Pramoedya Ananta Toer yang diuraikan Rosihan Anwar ini, adalah sastrawan terkenal Indonesia. Pram lahir di Jetis, Blora, Jawa Tengah, pada 6 Februari,1925 dan meninggal dunia pada 30 April 2006 di Jakarta, di usia 81 tahun.
Selanjutnya tokoh pers yang menonjol dalam jajak pendapat "Kompas" itu adalah tokoh pers berasal dari Kabupaten Blora, Jawa Tengah, yaitu Raden Mas Tirto Adhi Soerjo.
Tirto Adhi Soerjo lahir di Blora, sebuah kabupaten di Provinsi Jawa Tengah yang terkenal dengan kekayaan hutan jatinya. Tetapi yang tidak kalah penting, Kabupaten Blora menjadi sumber inspirasi para tokoh dan sastrawan nasional yang punya kaitan dengan Blora, yaitu Raden Mas Tirto Adhi Soerjo yang dikenal dengan sebutan Raden Djokomono.
Tirto Adhi Soerjo (Raden Djokomono), lahir di Blora tahun 1880, tetapi besar di Bandung (Jawa Barat). Bahkan diajukan sebagai Pahlawan Nasional oleh Pemerintah Daerah Jawa Barat. Itu dikarenakan, ia lebih banyak berkiprah di Jawa Barat dibanding Blora.

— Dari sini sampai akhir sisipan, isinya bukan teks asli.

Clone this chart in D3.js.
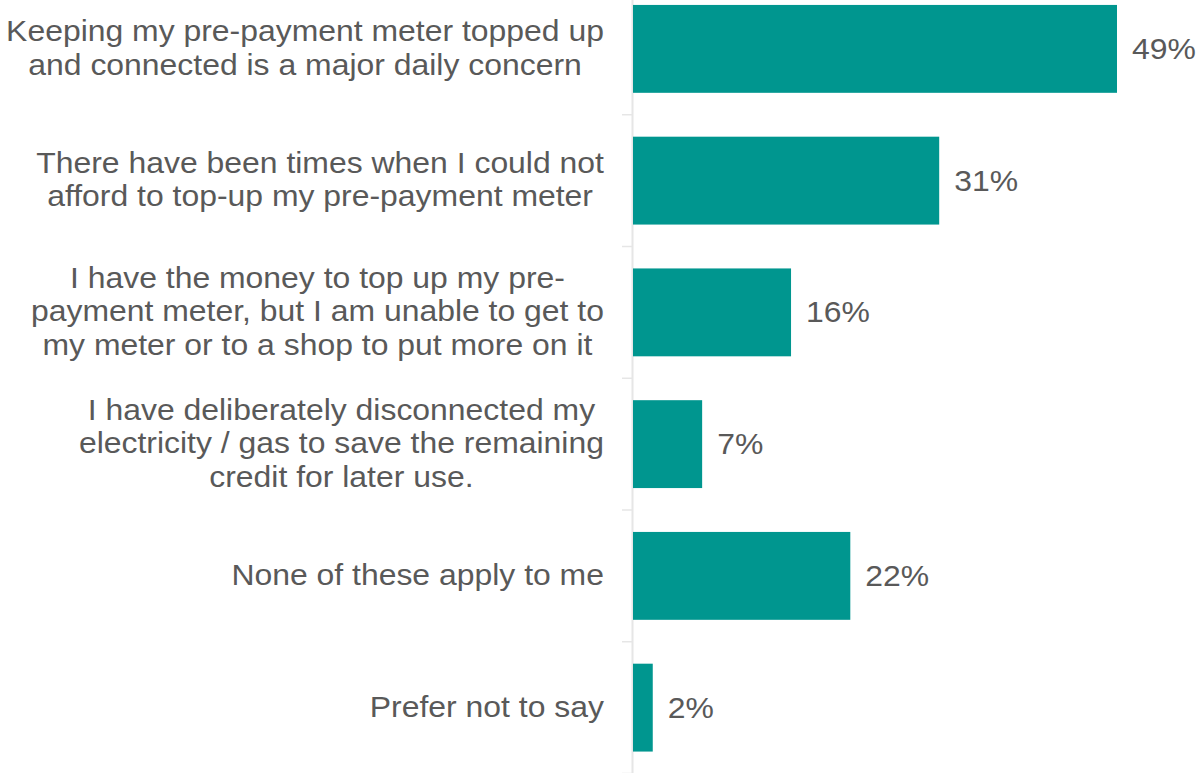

Menjadi teladan untuk generasi muda, adalah sikap tegas dan jujur dari Mas Tirto Adhi Soerjo ini. Pada tahun 1909, sebagai seorang wartawan, ia berhasil membongkar kejadian yang dilakukan Aspiran Kontrolir Purworejo, A. Simon. Dengan sikap berani dan jujurnya itu, Mas Tirto dituduh menghina pejabat Belanda. Akhirnya selama dua bulan, ia dibuang ke Teluk Betung.